De la Turquie, nous avons dit l'essentiel. Il semble qu'il n'y ait pas de réactions fortes de la part de Moscou, de Téhéran et de Pékin. En fait, Moscou a agi en symbiose avec l'armée syrienne d'Assad en bombardant les avancées des milices djihadistes, mais avec peu de détermination et zéro résultat. Téhéran avait promis d'envoyer des forces militaires pour aider Assad, mais n'a pas donné suite à sa déclaration initiale. La Chine se tait pour l'instant, mais elle ne peut que faire entendre sa voix, ne serait-ce que parce que dans le collimateur de l'impérialisme occidental se trouvent ses alliés, tous deux fournisseurs de gaz et de pétrole (la Russie et l'Iran, qui alloue 95 % de ses champs énergétiques à la Chine). Mais, comme il est dit dans l'introduction de l'article, « nous n'en sommes qu'au début ». La ligne de fracture des impérialismes internationaux s'élargit de plus en plus.

Comme il fallait s'y attendre après Iblid, Hama et Homs, Damas est elle aussi tombée aux mains des forces djihadistes. Le régime de Bachar el Assad a fondu comme le régime irakien devant l'avancée d'Isis, et le président a fui sur la route de Moscou, laissant son peuple à la merci des « égorgeurs » armés, financés et soutenus politiquement par les Etats-Unis, la Turquie et Israël, pour toutes les raisons que nous avons exprimées précédemment. La victoire djihadiste menée par les impérialismes susmentionnés met la Russie et l'Iran, jusqu'à hier alliés et sponsors du régime Assad, en grande difficulté. Désormais, Poutine, s'il veut maintenir une présence navale dans les ports syriens de Lattaquié et de Tartous, cruciaux pour sa présence en Méditerranée, devra composer non seulement avec le nouveau gouvernement, mais aussi avec Washington, Tel-Aviv et Ankara, ce qui ne manquera pas de lui compliquer la vie. L'Iran perd toutes ses tentacules (Hamas, Hezbollah, forces chiites en Irak) et devra revoir à la baisse la perspective de jouer un rôle décisif au Moyen-Orient. Une situation qui profite à tous les acteurs internes et externes de la région, y compris dans une optique, ne l'oublions pas, anti-chinoise, car Pékin reste le véritable ennemi des Etats-Unis. Les événements en Syrie, qui porteront un coup dur à la Russie, tant en Méditerranée qu'en Europe, dans la guerre contre l'Ukraine, et à l'Iran des Ayatollahs, qui devra fortement réduire son rôle d'impérialisme dans la région, sont en fait un signal d'alarme pour Pékin. En guise de première conclusion, nous pouvons dire que dans l'affrontement entre les deux agglomérats impérialistes, l'occidental (États-Unis, Israël, UE) mène la danse tandis que l'oriental (Russie, Iran, Chine) marque le pas.

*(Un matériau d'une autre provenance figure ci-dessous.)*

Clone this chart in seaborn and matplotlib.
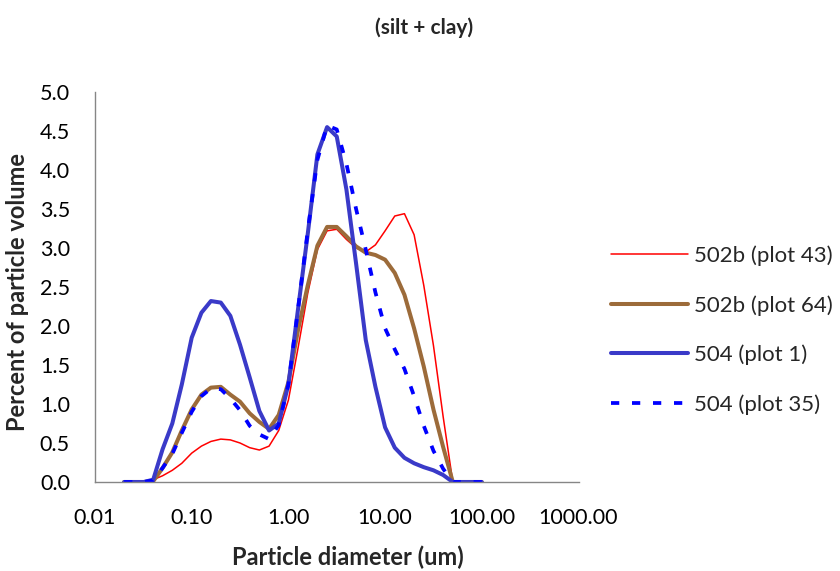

Dans cette même première conclusion, il faut aussi répéter de façon dramatique que le capitalisme mondial est de plus en plus en crise, que de plus en plus de théâtres de guerre s'ouvrent et que de plus en plus de barbarie brutale se met en place. Pour les opprimés du monde entier, qui risquent d'être de plus en plus pris dans cette spirale mortifère, un seul mot d'ordre : « guerre à la guerre, pour un monde plus humain où les derniers ne seront pas les premiers mais comme les autres, et plus jamais de viande pour les ignobles intérêts de l'impérialisme ».